Let me give you some examples. Riley might take the kids for an afternoon of swimming while I stay home and read and sleep and watch Kimmy Schmidt (side note: Titus Andromedon is, without a doubt, the best supporting character since Karen Walker).  Then, that evening, he would cash in that deposit and go have a beer with his friends.  Or, I might go ahead and save up.  For instance, I could spend a week or two trying to make Riley’s life as easy as possible in exchange for an overnight trip to my old college town getting psychic readings, drinking local beer, and spending a night sleeping without the dread that every parent has: being awaken from REM by a whining child. (Ironically, this dread actually leads to never entering REM because you are too worried about being suddenly torn out of REM. Vicious cycle with the end game being sleep deprivation.)

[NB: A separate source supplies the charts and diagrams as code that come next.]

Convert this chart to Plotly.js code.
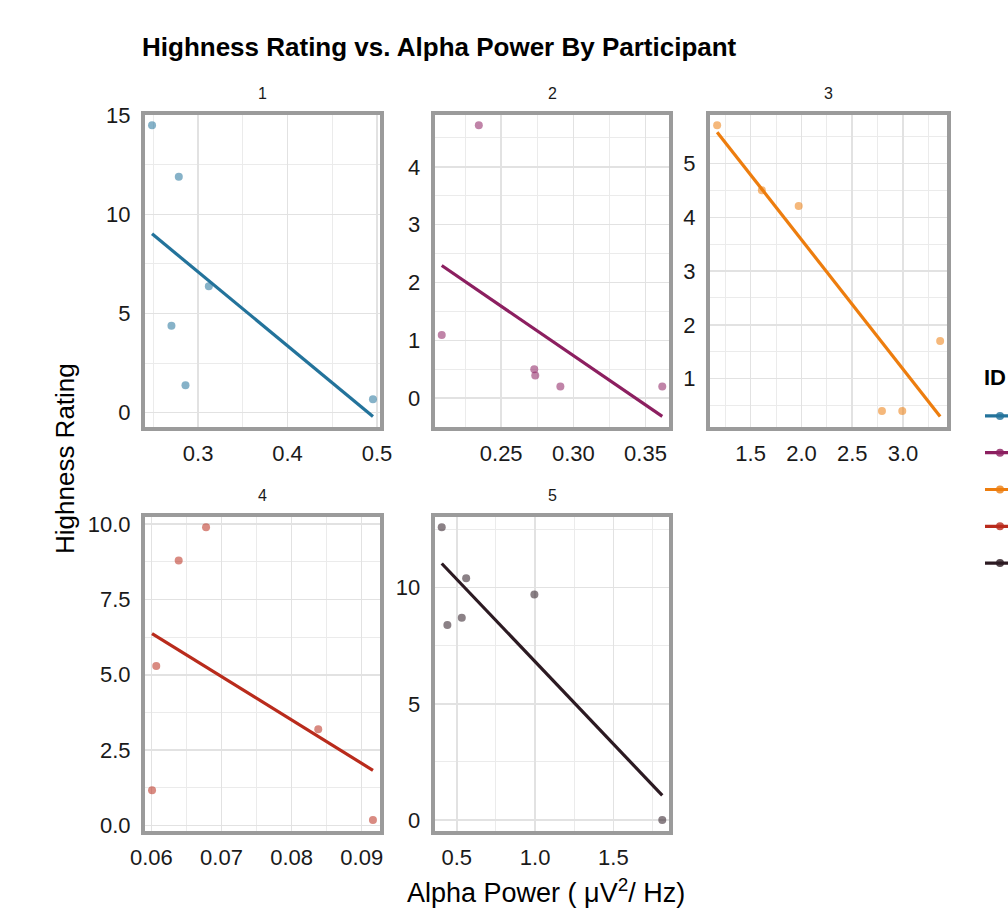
<!DOCTYPE html>
<html>
<head>
<meta charset="utf-8">
<script src="https://cdn.plot.ly/plotly-3.0.1.min.js"></script>
<style>html,body{margin:0;padding:0;background:#fff;}#chart{width:1008px;height:908px;}</style>
</head>
<body>
<div id="chart"></div>
<script>
// ---------------- data ----------------
const participantIds = ["1", "2", "3", "4", "5"];

const alphaP1 = [0.2485, 0.2784, 0.3120, 0.2702, 0.2859, 0.4955];
const highP1  = [14.5, 11.90, 6.38, 4.38, 1.38, 0.67];

const alphaP2 = [0.2088, 0.2345, 0.2729, 0.2736, 0.2910, 0.3616];
const highP2  = [1.09, 4.72, 0.50, 0.39, 0.20, 0.20];

const alphaP3 = [1.17, 1.61, 1.973, 2.793, 2.993, 3.366];
const highP3  = [5.71, 4.50, 4.21, 0.40, 0.40, 1.70];

const alphaP4 = [0.0601, 0.0607, 0.0639, 0.0678, 0.0838, 0.0916];
const highP4  = [1.17, 5.29, 8.79, 9.89, 3.19, 0.18];

const alphaP5 = [0.404, 0.560, 0.440, 0.532, 0.9955, 1.812];
const highP5  = [12.59, 10.40, 8.39, 8.70, 9.70, 0.00];

// tick settings per panel
const xTickStep   = [0.1, 0.05, 0.5, 0.01, 0.5];
const xTickFormat = [".1f", ".2f", ".1f", ".2f", ".1f"];
const yTickStep   = [5, 1, 1, 2.5, 5];
const yTickFormat = ["d", "d", "d", ".1f", "d"];

const chartTitle = "Highness Rating vs. Alpha Power By Participant";
const xTitle = "Alpha Power ( \u03bcV<sup>2</sup>/ Hz)";
const yTitle = "Highness Rating";
const legendTitle = "ID";

// ---------------- styling / layout ----------------
const colors = ["#23739b", "#8c1f60", "#ed7d0e", "#b92b1c", "#2c1a22"];
const W = 1008, H = 908, BW = 4;
// outer pixel boxes of each facet panel [x0, x1, yTop, yBottom]
const boxes = [
  [141, 384, 110.7, 431],
  [430.7, 673.3, 110.7, 431],
  [706, 951.3, 110.7, 431],
  [141, 384, 512.7, 834.7],
  [430.7, 673.3, 512.7, 834.7]
];
const FONT = "Liberation Sans, Arial, Helvetica, sans-serif";

const xs = [alphaP1, alphaP2, alphaP3, alphaP4, alphaP5];
const ys = [highP1, highP2, highP3, highP4, highP5];

function olsFit(x, y) {
  const n = x.length;
  const mx = x.reduce((a, b) => a + b, 0) / n;
  const my = y.reduce((a, b) => a + b, 0) / n;
  let sxy = 0, sxx = 0;
  for (let i = 0; i < n; i++) { sxy += (x[i] - mx) * (y[i] - my); sxx += (x[i] - mx) ** 2; }
  const b = sxy / sxx, a = my - b * mx;
  const x0 = Math.min(...x), x1 = Math.max(...x);
  return { x: [x0, x1], y: [a + b * x0, a + b * x1] };
}

function innerRange(vals, pxLen) {
  let lo = Math.min(...vals), hi = Math.max(...vals);
  const s = hi - lo;
  lo -= 0.05 * s; hi += 0.05 * s;
  const per = (hi - lo) / pxLen;
  return [lo + BW * per, hi - BW * per];
}

const data = [];
const layout = {
  width: W, height: H,
  margin: { l: 0, r: 0, t: 0, b: 0, autoexpand: false },
  paper_bgcolor: "#fff", plot_bgcolor: "#fff",
  font: { family: FONT, color: "#1a1a1a" },
  showlegend: true,
  title: {
    text: "<b>" + chartTitle + "</b>",
    font: { family: FONT, size: 26, color: "#000" },
    xref: "paper", x: 142 / W, xanchor: "left",
    yref: "container", y: 1 - 47 / H, yanchor: "middle"
  },
  legend: {
    xref: "container", x: 980 / W, xanchor: "left",
    yref: "container", y: 1 - 490 / H, yanchor: "middle",
    font: { size: 26, color: "#1a1a1a" },
    bgcolor: "rgba(0,0,0,0)"
  },
  annotations: [],
  hovermode: false
};

for (let i = 0; i < 5; i++) {
  const fit = olsFit(xs[i], ys[i]);
  const ax = i === 0 ? "" : String(i + 1);
  const b = boxes[i];
  data.push({
    type: "scatter", mode: "markers", x: xs[i], y: ys[i],
    xaxis: "x" + ax, yaxis: "y" + ax, showlegend: false,
    marker: { color: colors[i], size: 8, opacity: 0.55, line: { width: 0 } }
  });
  data.push({
    type: "scatter", mode: "lines", x: fit.x, y: fit.y,
    xaxis: "x" + ax, yaxis: "y" + ax, showlegend: false,
    line: { color: colors[i], width: 3.2 }
  });
  // legend key (line + point)
  data.push({
    type: "scatter", mode: "lines+markers", x: [null], y: [null],
    xaxis: "x" + ax, yaxis: "y" + ax, name: participantIds[i],
    line: { color: colors[i], width: 3.2 },
    marker: { color: colors[i], size: 8, opacity: 0.8 }
  });

  const xr = innerRange(xs[i].concat(fit.x), b[1] - b[0]);
  const yr = innerRange(ys[i].concat(fit.y), b[3] - b[2]);
  const common = {
    showline: true, mirror: true, linecolor: "#9b9b9b", linewidth: BW,
    showgrid: true, gridcolor: "#e2e2e2", gridwidth: 1.5,
    zeroline: false, ticks: "", ticklabelstandoff: 6,
    tickfont: { family: FONT, size: 22, color: "#1a1a1a" },
    fixedrange: true
  };
  layout["xaxis" + ax] = Object.assign({}, common, {
    domain: [(b[0] + BW) / W, (b[1] - BW) / W],
    anchor: "y" + ax, range: xr,
    tickmode: "linear", tick0: 0, dtick: xTickStep[i], tickformat: xTickFormat[i],
    ticklabelstandoff: 4,
    minor: { tickmode: "linear", tick0: 0, dtick: xTickStep[i] / 2, showgrid: true, gridcolor: "#ebebeb", gridwidth: 1 }
  });
  layout["yaxis" + ax] = Object.assign({}, common, {
    domain: [1 - (b[3] - BW) / H, 1 - (b[2] + BW) / H],
    anchor: "x" + ax, range: yr,
    tickmode: "linear", tick0: 0, dtick: yTickStep[i], tickformat: yTickFormat[i],
    minor: { tickmode: "linear", tick0: 0, dtick: yTickStep[i] / 2, showgrid: true, gridcolor: "#ebebeb", gridwidth: 1 }
  });
  // facet strip label
  layout.annotations.push({
    text: participantIds[i], showarrow: false,
    xref: "paper", yref: "paper",
    x: ((b[0] + b[1]) / 2) / W, y: 1 - b[2] / H,
    xanchor: "center", yanchor: "bottom", yshift: 7,
    font: { family: FONT, size: 16, color: "#1a1a1a" }
  });
}

// legend title
layout.annotations.push({
  text: "<b>" + legendTitle + "</b>", showarrow: false,
  xref: "paper", yref: "paper", x: 982 / W, y: 1 - 377 / H,
  xanchor: "left", yanchor: "middle",
  font: { family: FONT, size: 22, color: "#000" }
});
// shared axis titles
layout.annotations.push({
  text: yTitle, showarrow: false, textangle: -90,
  xref: "paper", yref: "paper", x: 65 / W, y: 1 - 459 / H,
  xanchor: "center", yanchor: "middle",
  font: { family: FONT, size: 26, color: "#000" }
});
layout.annotations.push({
  text: xTitle, showarrow: false,
  xref: "paper", yref: "paper", x: 546 / W, y: 1 - 891 / H,
  xanchor: "center", yanchor: "middle",
  font: { family: FONT, size: 27, color: "#000" }
});

Plotly.newPlot("chart", data, layout, { staticPlot: true, displayModeBar: false });
</script>
</body>
</html>
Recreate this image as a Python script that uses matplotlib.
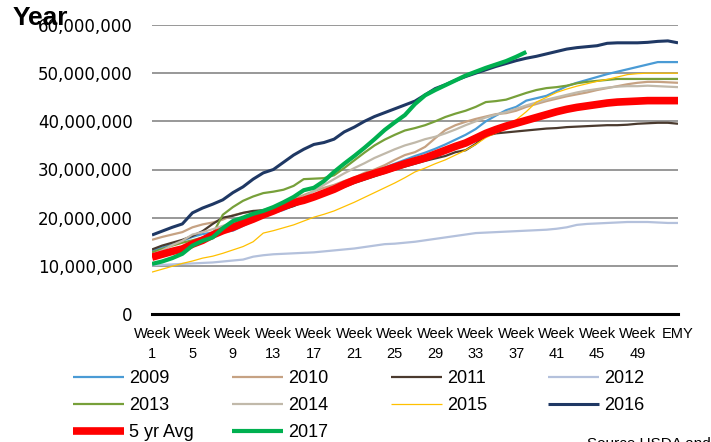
"""
plot.py
Cumulative weekly totals by marketing year, with the 5 year average.
"""

import matplotlib
matplotlib.use('Agg')
import matplotlib.pyplot as plt
from matplotlib.ticker import FuncFormatter

# categories: week 1 .. week 52, then end of marketing year
weeks = ['Week %d' % w for w in range(1, 53)] + ['EMY']
tick_idx = list(range(0, 52, 4)) + [52]
tick_labels = ['Week\n%d' % (i + 1) for i in range(0, 52, 4)] + ['EMY']

# values in millions
y2009 = [13.0, 13.8, 14.4, 15.2, 16.0, 16.6, 16.9, 17.0, 17.3, 18.3, 19.3, 20.2, 21.0, 21.6,
         22.5, 23.5, 24.3, 25.2, 26.2, 27.2, 28.0, 28.8, 29.6, 30.4, 31.2, 32.0, 32.8, 33.5,
         34.3, 35.2, 36.2, 37.2, 38.4, 40.0, 41.2, 42.3, 43.0, 44.3, 44.8, 45.3, 46.3, 47.3,
         48.0, 48.6, 49.2, 49.8, 50.3, 50.8, 51.3, 51.8, 52.3, 52.3, 52.3]
y2010 = [15.4, 16.0, 16.5, 17.0, 18.0, 18.6, 19.0, 19.6, 20.5, 21.0, 21.3, 21.6, 22.2, 22.8,
         23.8, 24.7, 25.5, 26.2, 26.8, 27.6, 28.3, 29.3, 30.0, 30.9, 32.0, 33.0, 33.6, 34.7,
         36.5, 38.2, 39.2, 39.9, 40.5, 41.0, 41.5, 41.7, 42.2, 43.0, 43.6, 44.2, 44.7, 45.2,
         45.6, 46.0, 46.5, 46.9, 47.3, 47.7, 48.0, 48.2, 48.2, 48.1, 48.0]
y2011 = [13.4, 14.2, 14.8, 15.4, 16.2, 17.2, 18.7, 20.0, 20.4, 21.0, 21.4, 21.5, 21.6, 21.8,
         22.4, 23.3, 24.2, 24.8, 25.6, 26.4, 27.2, 27.9, 28.6, 29.3, 30.0, 30.6, 31.2, 31.8,
         32.3, 32.8, 33.6, 34.0, 35.3, 37.0, 37.5, 37.7, 37.9, 38.1, 38.3, 38.5, 38.6, 38.8,
         38.9, 39.0, 39.1, 39.2, 39.2, 39.3, 39.5, 39.6, 39.7, 39.7, 39.5]
y2012 = [10.1, 10.2, 10.3, 10.4, 10.5, 10.6, 10.7, 10.9, 11.1, 11.3, 11.9, 12.2, 12.4, 12.5,
         12.6, 12.7, 12.8, 13.0, 13.2, 13.4, 13.6, 13.9, 14.2, 14.5, 14.6, 14.8, 15.0, 15.3,
         15.6, 15.9, 16.2, 16.5, 16.8, 16.9, 17.0, 17.1, 17.2, 17.3, 17.4, 17.5, 17.7, 18.0,
         18.5, 18.7, 18.8, 18.9, 19.0, 19.1, 19.1, 19.1, 19.0, 18.9, 18.9]
y2013 = [12.8, 13.5, 14.2, 14.8, 15.3, 15.9, 16.6, 20.6, 22.2, 23.5, 24.4, 25.1, 25.4, 25.8,
         26.6, 28.0, 28.1, 28.2, 28.8, 30.3, 31.9, 33.5, 35.0, 36.2, 37.2, 38.1, 38.6, 39.2,
         40.0, 40.9, 41.6, 42.2, 43.0, 44.0, 44.2, 44.5, 45.2, 45.9, 46.5, 46.9, 47.1, 47.4,
         47.9, 48.2, 48.4, 48.6, 48.8, 48.8, 48.8, 48.8, 48.8, 48.8, 48.8]
y2014 = [12.3, 13.2, 14.3, 15.2, 16.5, 17.0, 17.6, 18.3, 19.0, 20.0, 20.8, 21.3, 21.9, 22.5,
         23.3, 24.3, 25.5, 26.8, 28.0, 29.2, 30.3, 31.3, 32.4, 33.3, 34.2, 35.0, 35.6, 36.3,
         36.8, 37.5, 38.3, 39.2, 40.0, 40.8, 41.4, 41.9, 42.6, 43.3, 43.9, 44.5, 45.0, 45.5,
         46.0, 46.4, 46.7, 47.0, 47.2, 47.3, 47.3, 47.4, 47.3, 47.2, 47.1]
y2015 = [8.7, 9.3, 9.9, 10.5, 11.0, 11.6, 12.0, 12.6, 13.3, 14.0, 15.0, 16.8, 17.3, 17.9,
         18.5, 19.3, 20.1, 20.7, 21.4, 22.3, 23.2, 24.2, 25.2, 26.2, 27.2, 28.3, 29.5, 30.3,
         31.2, 32.0, 33.0, 34.0, 35.2, 36.6, 37.6, 38.5, 40.3, 42.0, 44.0, 45.0, 46.0, 46.7,
         47.3, 47.8, 48.3, 48.7, 49.2, 49.7, 49.9, 50.0, 50.0, 50.0, 50.0]
y2016 = [16.4, 17.2, 18.0, 18.7, 21.0, 22.0, 22.8, 23.7, 25.2, 26.4, 28.0, 29.3, 30.0, 31.5,
         33.0, 34.2, 35.2, 35.6, 36.3, 37.8, 38.8, 40.0, 41.0, 41.8, 42.6, 43.4, 44.2, 45.5,
         46.8, 47.6, 48.5, 49.3, 50.0, 50.7, 51.4, 52.0, 52.6, 53.1, 53.5, 54.0, 54.5, 55.0,
         55.3, 55.5, 55.7, 56.2, 56.3, 56.3, 56.3, 56.4, 56.6, 56.7, 56.3]
avg5 = [11.8, 12.4, 13.0, 13.5, 14.5, 15.3, 16.4, 17.3, 18.0, 18.9, 19.7, 20.6, 21.4, 22.3,
        23.1, 23.6, 24.3, 25.1, 25.9, 26.9, 27.8, 28.5, 29.2, 29.8, 30.5, 31.2, 31.8, 32.4,
        33.2, 34.0, 34.8, 35.5, 36.5, 37.5, 38.3, 39.0, 39.6, 40.2, 40.8, 41.4, 42.0, 42.5,
        42.9, 43.2, 43.5, 43.8, 44.0, 44.1, 44.2, 44.3, 44.3, 44.3, 44.3]
y2017 = [10.4, 10.9, 11.6, 12.5, 14.2, 15.2, 15.9, 17.8, 19.3, 20.0, 20.8, 21.4, 22.2, 23.2,
         24.3, 25.7, 26.2, 27.6, 29.5, 31.2, 32.8, 34.5, 36.3, 38.2, 39.8, 41.3, 43.6, 45.4,
         46.5, 47.5, 48.5, 49.5, 50.3, 51.1, 51.8, 52.5, 53.4, 54.4]

# label, values, colour, line width (drawing order)
series = [
    ('2009', y2009, '#4a9bd5', 1.6),
    ('2010', y2010, '#c6a283', 1.6),
    ('2011', y2011, '#4a3a2e', 1.6),
    ('2012', y2012, '#b4c1dc', 1.6),
    ('2013', y2013, '#77a03a', 1.6),
    ('2014', y2014, '#c1b9aa', 1.6),
    ('2015', y2015, '#ffc000', 0.9),
    ('2016', y2016, '#1f3864', 2.2),
    ('5 yr Avg', avg5, '#ff0000', 5.5),
    ('2017', y2017, '#00b050', 3.0),
]

fig = plt.figure(figsize=(7.11, 4.42), dpi=100)
ax = fig.add_axes([152 / 711, 1 - 314 / 442, 526 / 711, 289 / 442])

lines = {}
for name, vals, col, lw in series:
    xs = list(range(len(vals)))
    ys = [v * 1e6 for v in vals]
    ln, = ax.plot(xs, ys, color=col, lw=lw, label=name, solid_capstyle='butt')
    lines[name] = ln

ax.set_xlim(0, 52)
ax.set_ylim(0, 60e6)
ax.set_yticks([i * 10e6 for i in range(7)])
ax.yaxis.set_major_formatter(FuncFormatter(lambda v, p: '{:,.0f}'.format(v)))
ax.grid(axis='y', color='#868686', lw=1.2)
ax.set_axisbelow(True)
for s in ['top', 'right', 'left']:
    ax.spines[s].set_visible(False)
ax.spines['bottom'].set_color('black')
ax.spines['bottom'].set_linewidth(2.2)
ax.spines['bottom'].set_zorder(5)

ax.set_xticks(tick_idx)
ax.set_xticklabels(tick_labels, fontsize=10.5, family='Liberation Sans',
                   linespacing=1.5, va='top')
ax.tick_params(axis='x', length=0, pad=9.5)
ax.tick_params(axis='y', length=0, pad=14, labelsize=12)

# legend, one column each, laid out in reading order
cols = [['2009', '2013', '5 yr Avg'], ['2010', '2014', '2017'],
        ['2011', '2015'], ['2012', '2016']]
col_x = [73, 232, 391, 548]
for names, x in zip(cols, col_x):
    fig.legend([lines[n] for n in names], names, loc='upper left',
               bbox_to_anchor=(x / 711, 1 - 370 / 442), frameon=False,
               borderpad=0, borderaxespad=0, handlelength=2.8,
               handletextpad=0.3, labelspacing=0.56,
               prop={'family': 'Liberation Sans', 'size': 13})

fig.text(13 / 711, 1 - 25 / 442, 'Year', fontsize=19, fontweight='bold',
         family='Liberation Sans', va='baseline', ha='left')
fig.text(587 / 711, 5 / 442, 'Source USDA and', fontsize=11,
         family='Liberation Sans', va='top', ha='left')

fig.savefig('out.png', dpi=100)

Currently, I am making the largest deposit into our marriage bank in all of the history of our marriage bank.  I am in Minnesota.   Living in a lovely three bedroom home with my mother-in-law.  That has but ONE bathroom.  With our three precious and precocious children. Without a spouse.  Riley is settling into our spacious villa, sans children, in Saudi Arabia.  He has ample time to get prepared for his new teaching job.  There is a pool.  There have been fun parties.  He is meeting interesting, smart, dedicated people who may turn into lifelong friends. Just need to circle back quickly:  I am not there and I have with me 3 lovable and loud children.

And, the kicker?  This arrangement has no official end date, plus I will have the joy of flying to the Middle East with these 3 children in tow.  Without Riley.

Getting to enter the Kingdom of Saudi Arabia is a pretty big deal.  Visas are not given for travel.  We have been told that our parents might be able to get in, but not any other family.  Visas, it seems, are also hard to get for children ages five, five, and three. So, Riley flew to Saudi Arabia on August 23, and I kid you not, as we drove to the airport, we noticed a bald eagle soaring gracefully along the interstate in a place where bald eagle sightings are rare.  Like America was saying “So long, Riles.” Goosebumps.  

Upon arrival, Riley needed to have a medical exam in order to get his iqama (residency).  That was approved a day before the Eid holiday.  The government office responsible for issuing his card, which is necessary to continue with the next steps in obtaining three visas for three little Lester-Worths, closed a day early for the holiday.  Everything is closed for the week, setting us back a week.

Back here in Minnesota, we have endured bats in the house which is why we live in cozy bungalow that has only one bathroom now (and how I know that every single person needs a friend who grew up on a farm and thus is not afraid of nature’s most deplorable creatures), ear infections, a neighbor driving into our front stairs and knocking them down plus all the pleasure that comes with the intricacies of insurance policies, and co-sleeping, four deep, in a double bed.

***I should explain here that I am an introvert.  We all know from the carefully researched memes we see on Facebook that introverts need to take breaks from people if they want to preserve their own sanity.  I think my sanity is pretty important.  Call me selfish.  Being without Riley has highlighted how much I depend on him to allow me these breaks (or, in our case, withdrawals from the marriage bank).  To get my “recharge the old social battery” time, I stay up late.  So, imagine, if you will, my size 16 frame squeezed into that double bed with two five year olds and one three year old splayed about, waiting for them to fall asleep, all the while plotting my escape.  I am sure when I leave that bed each night, it looks like a high stakes game of Twister.  Or a scene out of a Mission Impossible movie, but without the grace and charisma of Tom Cruise.***

Now, we wait.  On September 18, at the end of Eid, Riley can keep on working on those visas for the children.  We have no idea how long that will take. Probably another couple weeks.  I am hoping to be there by October.  Riley is more optimistic and thinks by September 30.  Either way, I am consumed with anxiety about making friends among friend groups that already exist and settling into a teaching gig where the students have already been in school for over a month.  But, I am also really grateful that I have this extra time with my parents, my in-laws, my friends. I am grateful to be able to enjoy one more midwest autumn rather than a sweltering Saudi September.

But, mostly, I am grateful for our marriage bank. This deposit is going to pay off. Big.